Student Group Of The Week: Western’s Indo-Canadian Students’ Association (WICSA)


For many students, university is the first time you’ve spent any length of time away from home.

While the opportunities for new friends, new experiences and new possibilities are exciting, they can be a bit daunting too! It’s totally normal to seek a little comfort in feeling like you belong, whether it’s joining a sports team, student government or, if you’re a South Asian student at the Western University, our Student Group Of The Week.

WICSA, Western’s Indo-Canadian Students’ Association, aims to give South Asian students a “home away from home,” encouraging them to maintain and celebrate their culture while promoting diversity on campus. By putting on events such as the North American Culture Show and Dance Competition, and offering services like academic consulting for students adjusting to their workload, they’ve created a place for Western’s South Asian community to go to for fun, guidance and familiarity.

We heard from Umar Shaikh, President of WICSA, and Sahil Radia, WICSA’s Academics and Philanthropy Executive, about their experiences running the group. Both are fourth-year students, with Umar studying Health Sciences and Sahil studying Business Management and Organizational Studies with a specialization in Finance.

Why did you get involved with WICSA?

Umar: I wanted to take up a leadership role within my university and believed WICSA to be the perfect fit for this. I admired WICSA’s cultural diversity and enjoyed the events they held. Now, as President, I play a vital role in the programming that the team provides for its general members. By helping reduce overall costs for our members, they can participate in all of our events and celebrate their South Asian heritage without an added financial burden.

Umar Shaikh, President of WICSA
Umar Shaikh, President of WICSA

Sahil: I joined the group last year as a member. I got involved in a few social events over the year and really liked the direction the club was heading in. I then applied for my current position and was interviewed before receiving my post.

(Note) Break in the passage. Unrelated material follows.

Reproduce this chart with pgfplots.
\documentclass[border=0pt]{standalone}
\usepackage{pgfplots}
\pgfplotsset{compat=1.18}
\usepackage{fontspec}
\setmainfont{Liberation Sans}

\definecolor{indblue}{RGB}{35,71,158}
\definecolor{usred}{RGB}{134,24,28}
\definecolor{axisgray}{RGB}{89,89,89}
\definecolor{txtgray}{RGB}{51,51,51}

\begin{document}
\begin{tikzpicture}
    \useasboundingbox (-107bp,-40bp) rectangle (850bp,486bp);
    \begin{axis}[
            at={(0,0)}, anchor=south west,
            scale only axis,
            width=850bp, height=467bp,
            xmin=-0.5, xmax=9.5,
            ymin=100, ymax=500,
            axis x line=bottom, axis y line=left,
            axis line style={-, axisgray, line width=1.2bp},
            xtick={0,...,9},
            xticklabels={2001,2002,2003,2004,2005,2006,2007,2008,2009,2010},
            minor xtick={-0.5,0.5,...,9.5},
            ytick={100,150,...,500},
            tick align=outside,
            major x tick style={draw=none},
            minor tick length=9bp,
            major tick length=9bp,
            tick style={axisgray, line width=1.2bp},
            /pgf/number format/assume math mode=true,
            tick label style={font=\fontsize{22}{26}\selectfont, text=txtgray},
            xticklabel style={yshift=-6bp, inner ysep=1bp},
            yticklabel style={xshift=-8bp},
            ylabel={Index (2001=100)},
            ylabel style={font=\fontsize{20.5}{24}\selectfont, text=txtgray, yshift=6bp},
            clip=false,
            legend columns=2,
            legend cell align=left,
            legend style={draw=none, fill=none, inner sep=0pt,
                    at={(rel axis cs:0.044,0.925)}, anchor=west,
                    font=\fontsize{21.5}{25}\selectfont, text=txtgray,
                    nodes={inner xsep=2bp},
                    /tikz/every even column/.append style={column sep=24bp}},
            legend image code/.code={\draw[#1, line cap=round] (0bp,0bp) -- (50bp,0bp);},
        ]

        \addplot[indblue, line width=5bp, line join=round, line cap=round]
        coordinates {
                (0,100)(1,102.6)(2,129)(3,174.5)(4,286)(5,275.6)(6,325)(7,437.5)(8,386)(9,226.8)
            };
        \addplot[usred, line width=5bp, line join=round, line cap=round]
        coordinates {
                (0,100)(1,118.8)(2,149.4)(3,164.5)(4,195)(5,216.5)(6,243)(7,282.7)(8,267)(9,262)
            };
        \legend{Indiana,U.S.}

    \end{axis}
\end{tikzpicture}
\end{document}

How can students decide which groups are right for them?

Umar: Students should evaluate the events the group has run in the past and personally speak to executive members to get a feel of whether the group fits their personality. They should also learn about what the club does within their university and community.

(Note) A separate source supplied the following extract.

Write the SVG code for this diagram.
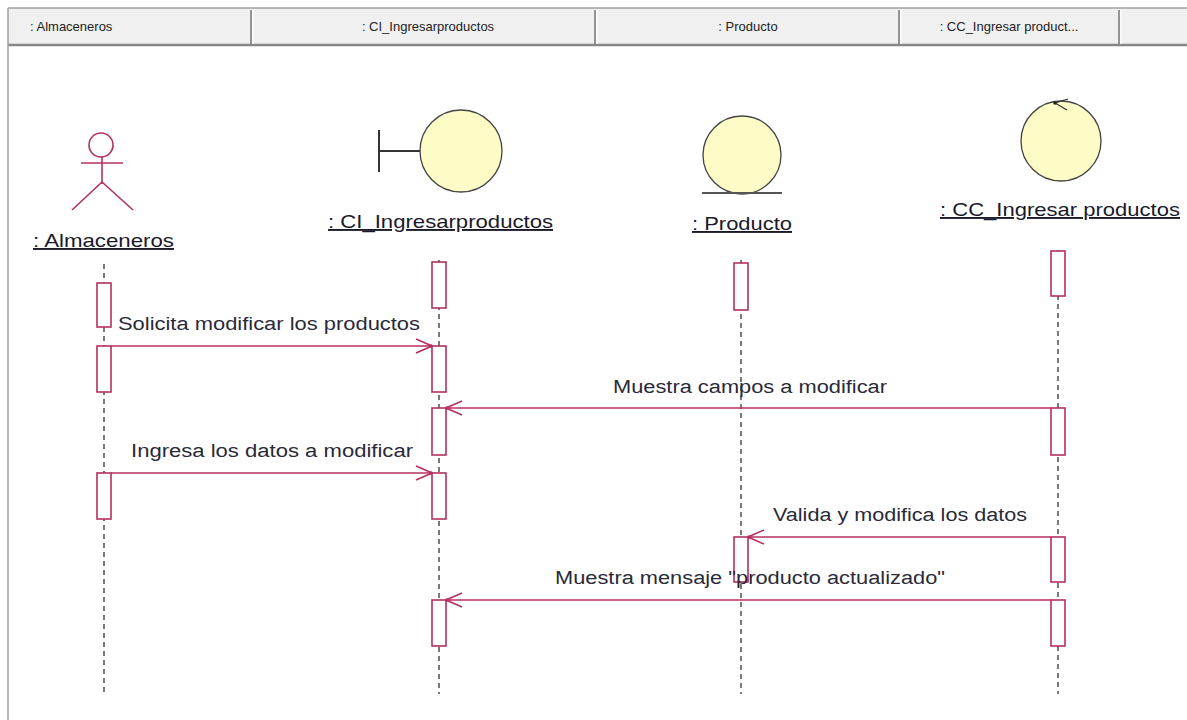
<svg xmlns="http://www.w3.org/2000/svg" width="1187" height="720" viewBox="0 0 1187 720">
<style>
.hdr{font-family:"Liberation Sans",Arial,sans-serif;font-size:13px;fill:#222}
.lbl{font-family:"Liberation Sans",Arial,sans-serif;font-size:19px;fill:#1a1a2a;text-decoration:underline}
.msg{font-family:"Liberation Sans",Arial,sans-serif;font-size:18px;fill:#2a2a38}
.act{fill:#fff;stroke:#b5305f;stroke-width:1.6}
.life{stroke:#333;stroke-width:1.3;stroke-dasharray:5 4;fill:none}
.arr{stroke:#b5305f;stroke-width:1.6;fill:none}
.ball{fill:#fdfbc6;stroke:#444;stroke-width:1.3}
.actor{stroke:#b5305f;stroke-width:1.6;fill:none}
</style>
<defs>
<marker id="open" viewBox="0 0 18 16" refX="17" refY="8" markerWidth="18" markerHeight="16" markerUnits="userSpaceOnUse" orient="auto">
<path d="M1,1 L17,8 L1,15" fill="none" stroke="#b5305f" stroke-width="1.6"/>
<circle cx="16" cy="8" r="1.8" fill="#b5305f"/>
</marker>
</defs>
<rect x="0" y="0" width="1187" height="720" fill="#fff"/>
<g id="frame">
<rect x="8" y="8" width="1179" height="38" fill="#f0f0f0"/>
<line x1="8" y1="8" x2="1187" y2="8" stroke="#a0a0a0" stroke-width="1.5"/>
<line x1="8" y1="45" x2="1187" y2="45" stroke="#888" stroke-width="2.5"/>
<line x1="8" y1="8" x2="8" y2="720" stroke="#a0a0a0" stroke-width="1.5"/>
<g stroke="#777" stroke-width="1.5">
<line x1="251" y1="10" x2="251" y2="44"/>
<line x1="595" y1="10" x2="595" y2="44"/>
<line x1="899" y1="10" x2="899" y2="44"/>
<line x1="1119" y1="10" x2="1119" y2="44"/>
</g>
<g stroke="#fff" stroke-width="1">
<line x1="253" y1="10" x2="253" y2="44"/>
<line x1="597" y1="10" x2="597" y2="44"/>
<line x1="901" y1="10" x2="901" y2="44"/>
<line x1="1121" y1="10" x2="1121" y2="44"/>
</g>
<text class="hdr" x="30" y="31">: Almaceneros</text>
<text class="hdr" x="428" y="31" text-anchor="middle">: CI_Ingresarproductos</text>
<text class="hdr" x="748" y="31" text-anchor="middle">: Producto</text>
<text class="hdr" x="1009" y="31" text-anchor="middle">: CC_Ingresar product...</text>
</g>
<g id="lifelines">
<line class="life" x1="104" y1="264" x2="104" y2="694"/>
<line class="life" x1="439" y1="260" x2="439" y2="694"/>
<line class="life" x1="741" y1="260" x2="741" y2="694"/>
<line class="life" x1="1058" y1="250" x2="1058" y2="694"/>
</g>
<g id="almaceneros">
<circle class="actor" cx="101" cy="145" r="12"/>
<line class="actor" x1="81" y1="163" x2="123" y2="163"/>
<line class="actor" x1="102" y1="157" x2="102" y2="184"/>
<line class="actor" x1="102" y1="182" x2="72" y2="210"/>
<line class="actor" x1="102" y1="182" x2="133" y2="210"/>
<text class="lbl" x="33" y="247" textLength="141" lengthAdjust="spacingAndGlyphs">: Almaceneros</text>
<rect class="act" x="97" y="283" width="14" height="44"/>
<rect class="act" x="97" y="346" width="14" height="46"/>
<rect class="act" x="97" y="473" width="14" height="46"/>
</g>
<g id="ci_ingresarproductos">
<line x1="379" y1="130" x2="379" y2="172" stroke="#333" stroke-width="2"/>
<line x1="379" y1="151" x2="421" y2="151" stroke="#333" stroke-width="2"/>
<circle class="ball" cx="461" cy="151" r="41"/>
<text class="lbl" x="328" y="228" textLength="225" lengthAdjust="spacingAndGlyphs">: CI_Ingresarproductos</text>
<rect class="act" x="432" y="262" width="14" height="46"/>
<rect class="act" x="432" y="346" width="14" height="46"/>
<rect class="act" x="432" y="408" width="14" height="47"/>
<rect class="act" x="432" y="473" width="14" height="46"/>
<rect class="act" x="432" y="600" width="14" height="46"/>
</g>
<g id="producto">
<circle class="ball" cx="742" cy="155" r="39"/>
<line x1="702" y1="193" x2="782" y2="193" stroke="#555" stroke-width="2"/>
<text class="lbl" x="692" y="230" textLength="100" lengthAdjust="spacingAndGlyphs">: Producto</text>
<rect class="act" x="734" y="263" width="14" height="47"/>
<rect class="act" x="734" y="537" width="14" height="45"/>
</g>
<g id="cc_ingresarproductos">
<circle class="ball" cx="1061" cy="141" r="40"/>
<path d="M1068,99 L1055,103 L1067,110" fill="none" stroke="#333" stroke-width="1.3"/>
<circle cx="1055" cy="103" r="1.8" fill="#222"/>
<text class="lbl" x="940" y="216" textLength="240" lengthAdjust="spacingAndGlyphs">: CC_Ingresar productos</text>
<rect class="act" x="1051" y="251" width="14" height="45"/>
<rect class="act" x="1051" y="408" width="14" height="47"/>
<rect class="act" x="1051" y="537" width="14" height="45"/>
<rect class="act" x="1051" y="600" width="14" height="46"/>
</g>
<g id="connectors">
<line class="arr" x1="111" y1="346" x2="432" y2="346" marker-end="url(#open)"/>
<line class="arr" x1="1051" y1="408" x2="446" y2="408" marker-end="url(#open)"/>
<line class="arr" x1="111" y1="473" x2="432" y2="473" marker-end="url(#open)"/>
<line class="arr" x1="1051" y1="537" x2="748" y2="537" marker-end="url(#open)"/>
<line class="arr" x1="1051" y1="600" x2="446" y2="600" marker-end="url(#open)"/>
<text class="msg" x="118" y="330" textLength="302" lengthAdjust="spacingAndGlyphs">Solicita modificar los productos</text>
<text class="msg" x="613" y="393" textLength="274" lengthAdjust="spacingAndGlyphs">Muestra campos a modificar</text>
<text class="msg" x="131" y="457" textLength="282" lengthAdjust="spacingAndGlyphs">Ingresa los datos a modificar</text>
<text class="msg" x="773" y="521" textLength="254" lengthAdjust="spacingAndGlyphs">Valida y modifica los datos</text>
<text class="msg" x="555" y="584" textLength="390" lengthAdjust="spacingAndGlyphs">Muestra mensaje "producto actualizado"</text>
</g>
</svg>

Sahil: For us, the best way is to learn as much as possible is through our ‘clubs week.’ This gives students knowledge of what the club does throughout the year. Also, talking to previous members gives new students a good personal insight into the club.

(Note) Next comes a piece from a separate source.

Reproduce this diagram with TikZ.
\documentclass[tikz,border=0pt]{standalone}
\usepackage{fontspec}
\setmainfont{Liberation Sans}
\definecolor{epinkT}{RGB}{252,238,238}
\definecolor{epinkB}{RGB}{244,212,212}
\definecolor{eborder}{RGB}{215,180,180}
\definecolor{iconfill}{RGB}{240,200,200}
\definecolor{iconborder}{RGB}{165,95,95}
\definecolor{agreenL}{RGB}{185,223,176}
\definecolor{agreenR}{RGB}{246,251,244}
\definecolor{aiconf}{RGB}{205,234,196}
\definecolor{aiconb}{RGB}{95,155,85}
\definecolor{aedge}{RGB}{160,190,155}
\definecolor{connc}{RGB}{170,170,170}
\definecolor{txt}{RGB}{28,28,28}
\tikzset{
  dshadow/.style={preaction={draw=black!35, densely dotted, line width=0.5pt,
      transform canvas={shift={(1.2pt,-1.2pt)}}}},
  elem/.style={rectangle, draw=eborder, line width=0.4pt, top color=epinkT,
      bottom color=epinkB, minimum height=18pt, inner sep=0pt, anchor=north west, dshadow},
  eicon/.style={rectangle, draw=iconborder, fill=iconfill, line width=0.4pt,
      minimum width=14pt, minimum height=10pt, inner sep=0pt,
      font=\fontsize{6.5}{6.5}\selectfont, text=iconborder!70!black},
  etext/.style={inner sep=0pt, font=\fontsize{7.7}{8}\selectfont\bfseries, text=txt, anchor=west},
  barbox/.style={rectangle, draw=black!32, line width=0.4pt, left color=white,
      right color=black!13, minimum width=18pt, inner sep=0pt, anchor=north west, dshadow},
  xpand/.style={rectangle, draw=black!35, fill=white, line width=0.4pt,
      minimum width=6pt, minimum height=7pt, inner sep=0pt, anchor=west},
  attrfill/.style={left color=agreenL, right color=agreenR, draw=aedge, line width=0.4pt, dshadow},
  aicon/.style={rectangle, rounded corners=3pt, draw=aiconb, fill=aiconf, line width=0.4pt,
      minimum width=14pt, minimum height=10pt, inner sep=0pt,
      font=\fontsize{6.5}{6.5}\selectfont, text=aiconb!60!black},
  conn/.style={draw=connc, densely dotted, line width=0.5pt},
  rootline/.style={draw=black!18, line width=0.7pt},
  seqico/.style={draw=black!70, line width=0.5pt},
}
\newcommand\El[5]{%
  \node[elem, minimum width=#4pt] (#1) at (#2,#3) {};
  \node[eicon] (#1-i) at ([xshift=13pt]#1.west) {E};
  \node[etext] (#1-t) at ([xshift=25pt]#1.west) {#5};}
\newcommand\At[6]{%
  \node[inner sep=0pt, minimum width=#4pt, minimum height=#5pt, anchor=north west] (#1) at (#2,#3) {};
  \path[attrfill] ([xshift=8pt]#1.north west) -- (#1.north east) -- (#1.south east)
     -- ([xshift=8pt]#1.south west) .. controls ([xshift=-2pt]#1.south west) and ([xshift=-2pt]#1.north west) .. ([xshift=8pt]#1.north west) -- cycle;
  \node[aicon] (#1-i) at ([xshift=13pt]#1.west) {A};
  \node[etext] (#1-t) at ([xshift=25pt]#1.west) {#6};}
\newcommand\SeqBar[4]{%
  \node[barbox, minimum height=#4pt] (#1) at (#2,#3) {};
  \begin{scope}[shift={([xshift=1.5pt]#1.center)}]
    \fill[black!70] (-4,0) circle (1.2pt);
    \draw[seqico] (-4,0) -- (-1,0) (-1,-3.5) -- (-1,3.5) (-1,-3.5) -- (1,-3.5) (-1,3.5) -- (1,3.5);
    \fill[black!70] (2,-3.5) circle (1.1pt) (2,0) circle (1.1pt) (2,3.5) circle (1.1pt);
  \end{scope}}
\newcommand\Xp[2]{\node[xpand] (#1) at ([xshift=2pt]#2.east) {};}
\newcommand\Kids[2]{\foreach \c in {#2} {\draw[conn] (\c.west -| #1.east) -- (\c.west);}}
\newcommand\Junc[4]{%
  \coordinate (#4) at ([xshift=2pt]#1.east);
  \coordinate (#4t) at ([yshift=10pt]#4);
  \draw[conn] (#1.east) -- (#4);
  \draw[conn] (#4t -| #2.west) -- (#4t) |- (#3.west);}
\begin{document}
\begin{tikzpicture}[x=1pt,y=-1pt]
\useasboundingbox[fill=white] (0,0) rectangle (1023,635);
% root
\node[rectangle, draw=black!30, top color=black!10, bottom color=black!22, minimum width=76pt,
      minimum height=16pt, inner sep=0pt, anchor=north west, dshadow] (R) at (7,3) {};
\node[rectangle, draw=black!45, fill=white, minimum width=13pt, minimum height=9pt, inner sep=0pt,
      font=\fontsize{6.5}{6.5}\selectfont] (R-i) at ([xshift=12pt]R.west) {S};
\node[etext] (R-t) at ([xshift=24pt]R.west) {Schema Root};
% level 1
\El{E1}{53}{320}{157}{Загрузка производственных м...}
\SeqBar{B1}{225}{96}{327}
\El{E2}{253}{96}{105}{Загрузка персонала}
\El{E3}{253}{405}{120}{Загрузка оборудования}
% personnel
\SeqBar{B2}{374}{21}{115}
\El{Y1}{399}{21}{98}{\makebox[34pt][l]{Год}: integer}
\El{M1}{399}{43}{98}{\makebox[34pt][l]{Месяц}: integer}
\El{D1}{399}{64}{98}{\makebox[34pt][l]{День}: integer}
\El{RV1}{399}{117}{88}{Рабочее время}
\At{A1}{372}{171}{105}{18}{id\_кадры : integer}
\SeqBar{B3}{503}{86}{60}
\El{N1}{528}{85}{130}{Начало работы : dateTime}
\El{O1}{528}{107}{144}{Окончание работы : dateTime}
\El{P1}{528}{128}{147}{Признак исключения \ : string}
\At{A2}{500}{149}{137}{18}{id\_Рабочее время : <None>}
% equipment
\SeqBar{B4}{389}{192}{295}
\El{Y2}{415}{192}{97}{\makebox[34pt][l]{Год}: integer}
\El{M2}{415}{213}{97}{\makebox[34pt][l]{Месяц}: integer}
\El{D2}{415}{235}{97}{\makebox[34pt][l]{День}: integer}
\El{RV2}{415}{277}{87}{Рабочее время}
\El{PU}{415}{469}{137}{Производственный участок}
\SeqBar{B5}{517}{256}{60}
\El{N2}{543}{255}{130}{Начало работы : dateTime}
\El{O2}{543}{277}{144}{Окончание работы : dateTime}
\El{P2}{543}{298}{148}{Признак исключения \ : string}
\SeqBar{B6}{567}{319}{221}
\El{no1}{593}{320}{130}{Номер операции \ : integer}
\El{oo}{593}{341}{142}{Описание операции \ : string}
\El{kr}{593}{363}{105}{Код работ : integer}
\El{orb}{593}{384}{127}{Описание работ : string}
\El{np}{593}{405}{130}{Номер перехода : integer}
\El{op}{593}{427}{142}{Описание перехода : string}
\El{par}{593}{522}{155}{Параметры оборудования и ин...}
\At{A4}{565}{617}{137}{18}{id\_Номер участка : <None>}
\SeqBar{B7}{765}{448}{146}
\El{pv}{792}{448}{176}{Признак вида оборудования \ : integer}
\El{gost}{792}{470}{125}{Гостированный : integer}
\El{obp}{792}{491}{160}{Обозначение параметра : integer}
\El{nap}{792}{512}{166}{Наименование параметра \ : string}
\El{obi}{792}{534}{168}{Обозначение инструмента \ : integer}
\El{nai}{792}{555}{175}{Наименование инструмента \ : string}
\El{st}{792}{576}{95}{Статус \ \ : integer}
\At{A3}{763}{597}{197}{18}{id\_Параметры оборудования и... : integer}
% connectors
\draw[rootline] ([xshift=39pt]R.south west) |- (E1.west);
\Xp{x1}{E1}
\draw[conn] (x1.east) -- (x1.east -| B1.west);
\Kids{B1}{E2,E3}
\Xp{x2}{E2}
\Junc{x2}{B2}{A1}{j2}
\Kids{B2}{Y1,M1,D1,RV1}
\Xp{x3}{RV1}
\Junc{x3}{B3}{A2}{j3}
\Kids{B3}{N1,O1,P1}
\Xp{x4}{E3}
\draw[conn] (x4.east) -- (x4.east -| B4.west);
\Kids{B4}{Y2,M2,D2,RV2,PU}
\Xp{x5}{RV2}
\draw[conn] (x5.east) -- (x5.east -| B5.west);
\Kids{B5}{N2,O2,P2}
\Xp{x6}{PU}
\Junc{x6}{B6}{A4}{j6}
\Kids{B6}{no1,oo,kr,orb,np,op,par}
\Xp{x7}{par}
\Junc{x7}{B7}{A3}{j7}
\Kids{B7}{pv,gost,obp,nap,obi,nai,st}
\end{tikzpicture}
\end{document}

What has been your most memorable experience with the group so far?

Umar: That would be the annual Culture Show. We all share a similar passion: to unite students living away from home. Through the hard work putting together our Culture Show, WICSA has grown to become a family. I take pride in WICSA’s mandate to encourage Western’s South Asian students to maintain their identity and be proud of what it entails, while working hard in successfully putting together a very talented show.

Sahil: I just joined the group as an executive member, and my most memorable experience so far has been meeting and getting to know everyone. As a general member, my most memorable moment was the Christmas party, where we all had to wear ugly sweaters and part of the ticket went to charity.

What valuable experience and skills have you gained?

Umar: As President of WICSA, I have gained valuable leadership, communication and creative thinking skills. Organizing weekly executive meetings and events has improved my time management skills. Communicating with an executive team of up to 30 members can be a challenge for any student leader. However, alternative methods of communication, such as Asana and Dropbox, have allowed WICSA executive members to provide continuous feedback to one another.

Sahil Radia, Academics and Philanthropy Executive for WICSA
Sahil Radia, Academics and Philanthropy Executive for WICSA

Sahil: Although my role as an executive has just begun, my teamwork and communication skills have increased. I only met part of the executive team before school ended, but had to work with many of them over the summer, so I was essentially working with “strangers” at first in order to meet our deadlines.

Why should UWO students choose to join WICSA?

Umar: We provide a strong foundation for a social network. WICSA also allows Western students to get involved with the community and volunteer. Finally, WICSA helps students with their school work by setting up academic help programs during exam season as well as instilling tutoring classes for further educational purposes.

Sahil: Our club gives students a little bit of comfort with culturally-similar people at the beginning of the school year. After that, it allows students to just get involved on campus and make friends. Since there are many different types of events, it gives students the opportunity to get involved academically or socially.

What advice do you have for your fellow students?

Umar: My best advice is to get involved. Try to balance academics with extra-curricular activities, as this will only benefit you more in enhancing your organization, communication and social skills.

Sahil: The one piece of advice I have is to find your personal balance. Balancing academics, social life and extra-curricular activities will ensure that a student gets to experience the most out of their time at university.